La mattina statuita, dopo terza, il Doge colla signoria salivano il Bucintoro, e squillavano le campane dei tempi e le belliche trombe: dense gravitavano sull’acque gondole, palischermi, peote, adorne difiori, di tende, d’insegne, cariche delle classi delle arti, dei nobili, delle dame, del seniori , de Veneziani e dei forestieri, e quali innanzi, quali addietro alla nave ducale, solcavano la laguna, e dechinando verso i due castelli al mare, porgevano lo spettacolo di una città galleggiante che movea a festività. Allorchè giungeva il Bucintoro a lido ne scendevano il Doge e i Senatori, e penetrati colle turbe nella chiesa di S. Nicolò vi celebravano i divini uffici, e s’invocava il favore dello Spirito Creatore dell’universo.

Indi risaliano le barche, uscivano dalla laguna e mettevano in mare, ed ivi fermava la trionfante ducale, e intorno se le attelavano in bell’ ordinanza le altre navicelle. Allora accordavano i sacerdoti i cantici delle scritture a dolcissime melodie, mentre il Vescovo benediceva l’anello, indi lo offriva al Doge.
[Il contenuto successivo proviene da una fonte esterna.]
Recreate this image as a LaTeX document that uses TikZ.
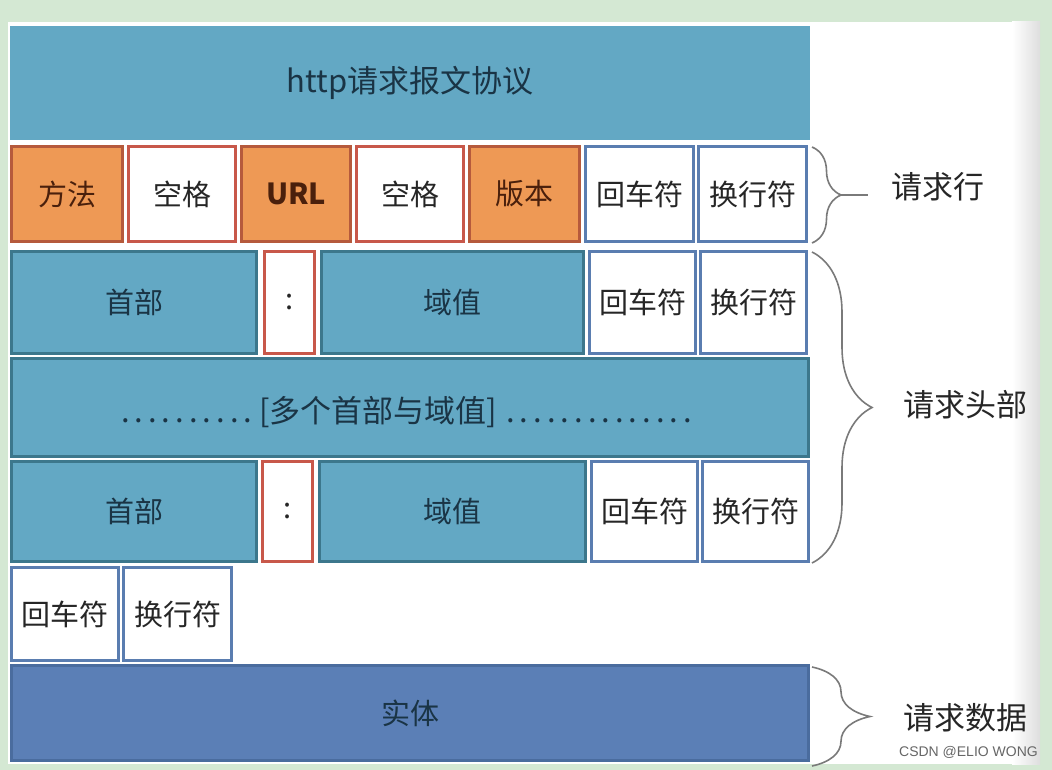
\documentclass[tikz,border=0pt]{standalone}
\usepackage{fontspec}
\setmainfont{Noto Sans CJK SC}
\newfontfamily\wmfont{Liberation Sans}
\usetikzlibrary{decorations.pathreplacing}
\definecolor{bggreen}{HTML}{D4E8D3}
\definecolor{teal}{HTML}{63A8C4}
\definecolor{tealdark}{HTML}{3C778C}
\definecolor{orangef}{HTML}{EE9955}
\definecolor{oranged}{HTML}{B65A3C}
\definecolor{redb}{HTML}{C8584A}
\definecolor{blueb}{HTML}{5A7DB0}
\definecolor{entity}{HTML}{5B7FB6}
\definecolor{entityd}{HTML}{4A6C9E}
\definecolor{txt}{HTML}{262626}
\definecolor{navy}{HTML}{1A3445}
\definecolor{brn}{HTML}{4A200C}
\definecolor{bracec}{HTML}{7A7A7A}
\newcommand{\mybox}[7]{\node[#2, minimum width=#5pt, minimum height=#6pt] (#1) at (#3,#4) {#7};}
\tikzset{
  cellbase/.style={rectangle, inner sep=0pt, line width=3pt, font=\fontsize{29}{31}\selectfont},
  orangecell/.style={cellbase, fill=orangef, draw=oranged, text=brn},
  whitered/.style={cellbase, fill=white, draw=redb, text=txt},
  whiteblue/.style={cellbase, fill=white, draw=blueb, text=txt},
  tealcell/.style={cellbase, fill=teal, draw=tealdark, text=navy},
  entitycell/.style={cellbase, fill=entity, draw=entityd, text=navy},
  bracestyle/.style={draw=bracec, line width=1.6pt, decorate},
  lab/.style={font=\fontsize{31}{33}\selectfont, text=black!85}
}
\begin{document}
\begin{tikzpicture}[x=1pt,y=-1pt]
\useasboundingbox (0,0) rectangle (1052,770);
\fill[bggreen] (0,0) rectangle (1052,770);
\fill[white] (8,22) rectangle (1040,764);
\shade[left color=white, right color=black!13] (1012,22) rectangle (1040,764);
% title
\node[rectangle, fill=teal, inner sep=0pt, minimum width=800pt, minimum height=114pt, text=navy, font=\fontsize{31}{33}\selectfont] (title) at (410,83) {http请求报文协议};
% request line
\mybox{m}{orangecell}{67}{194}{111}{95}{方法}
\mybox{sp1}{whitered}{182}{194}{107}{95}{空格}
\mybox{url}{orangecell}{296}{194}{109}{95}{\bfseries URL}
\mybox{sp2}{whitered}{410}{194}{107}{95}{空格}
\mybox{ver}{orangecell}{524.5}{194}{110}{95}{版本}
\mybox{cr1}{whiteblue}{639.5}{194}{108}{95}{回车符}
\mybox{lf1}{whiteblue}{752.5}{194}{108}{95}{换行符}
% header row 1
\mybox{h1}{tealcell}{134}{302.5}{245}{102}{首部}
\mybox{c1}{whitered}{289.5}{302.5}{50}{102}{:}
\mybox{v1}{tealcell}{452.5}{302.5}{262}{102}{域值}
\mybox{cr2}{whiteblue}{642.5}{302.5}{106}{102}{回车符}
\mybox{lf2}{whiteblue}{753.5}{302.5}{106}{102}{换行符}
% multi
\node[tealcell, minimum width=797pt, minimum height=98pt] (multi) at (410,407.5) {};
\node[font=\fontsize{31}{33}\selectfont, text=navy, anchor=base west, inner sep=0pt] (multitext) at (114,422) {\makebox[145pt]{\dotfill}[多个首部与域值]\makebox[204pt]{\dotfill}};
% header row 2
\mybox{h2}{tealcell}{134}{511.5}{245}{100}{首部}
\mybox{c2}{whitered}{287.5}{511.5}{50}{100}{:}
\mybox{v2}{tealcell}{452.5}{511.5}{266}{100}{域值}
\mybox{cr3}{whiteblue}{644.5}{511.5}{106}{100}{回车符}
\mybox{lf3}{whiteblue}{755.5}{511.5}{106}{100}{换行符}
% empty line
\mybox{cr4}{whiteblue}{65}{614}{107}{93}{回车符}
\mybox{lf4}{whiteblue}{177.5}{614}{108}{93}{换行符}
% body
\mybox{body}{entitycell}{410}{713}{797}{95}{实体}
% braces
\coordinate (b1t) at (812,147);
\coordinate (b1b) at (812,243);
\coordinate (b1tip) at (841,195);
\coordinate (b1end) at (868,195);
\draw[bracestyle, decoration={brace, amplitude=29pt}] (b1t) -- (b1b);
\draw[draw=bracec, line width=1.6pt] (b1tip) -- (b1end);
\coordinate (b2t) at (812,252);
\coordinate (b2b) at (812,563);
\draw[bracestyle, decoration={brace, amplitude=60pt}] (b2t) -- (b2b);
\coordinate (b3t) at (812,667);
\coordinate (b3b) at (812,766);
\draw[bracestyle, decoration={brace, amplitude=58pt}] (b3t) -- (b3b);
\node[lab] (l1) at (938,187) {请求行};
\node[lab] (l2) at (965,405) {请求头部};
\node[lab] (l3) at (965,718) {请求数据};
\node[anchor=east, text=black!60, font=\wmfont\fontsize{14}{15}\selectfont, inner sep=0pt] (wm) at (1038,752) {CSDN @ELIO WONG};
\end{tikzpicture}
\end{document}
Saliva questi sulla poppa presto a compiere il solenne sposalizio, e tosto facevasi intorno una quiete, un guardare di tutti i circostanti, e batteva soave ne’ petti un pensiero di religione, di speranza e di dominio.

Il Vescovo allora versava in mare un vaso d’acqua santa, e il Doge lasciava cadere sopra questa l’anello pronunziando quelle gravi parole – Mare, noi ti sposiamo in segno di vero e perpetuo dominio.

S’alzava in questo mezzo dalle gondole, dal Bucintoro, dal lido un grido universale d’applauso e di gioia, un clamoroso suonare di strumenti ad allegria, indi un battere di remi in acqua, uno scorrere di barche, un guizzare di schifi sui flutti, uno spiegare di bandiere, un parlare in tutti di presagi, di fortune, di sventure, a maniera che era il cielo torbido o sereno, l’onda salsa o queta o burrascosa, il vento orientale o di tramontana, nell’istante che compieasi l’augusta cerimonia. Intanto le flotte davano volta per Venezia, e mille remi solcavano quell’acque, mille propagati evviva salutavano la città, e quel che redivano coll’alzare le mani, collo spiegare insegne verso coloro che rimasti, dalle torri, dai tetti e dalle case stavano in attenzione del loro tornare, annunziavano che il sacro rito erasi condotto con fausti auspicii. Il Doge poi facea molti inviti in palazzo, a cui venivano i Senatori, gli Ambasciatori e tutti quelli che aveano pubbliche cure nello stato, mentre, nelle case, ne convegni e nelle piazze si faceano per l’intero giorno canti, danze e ricreamenti.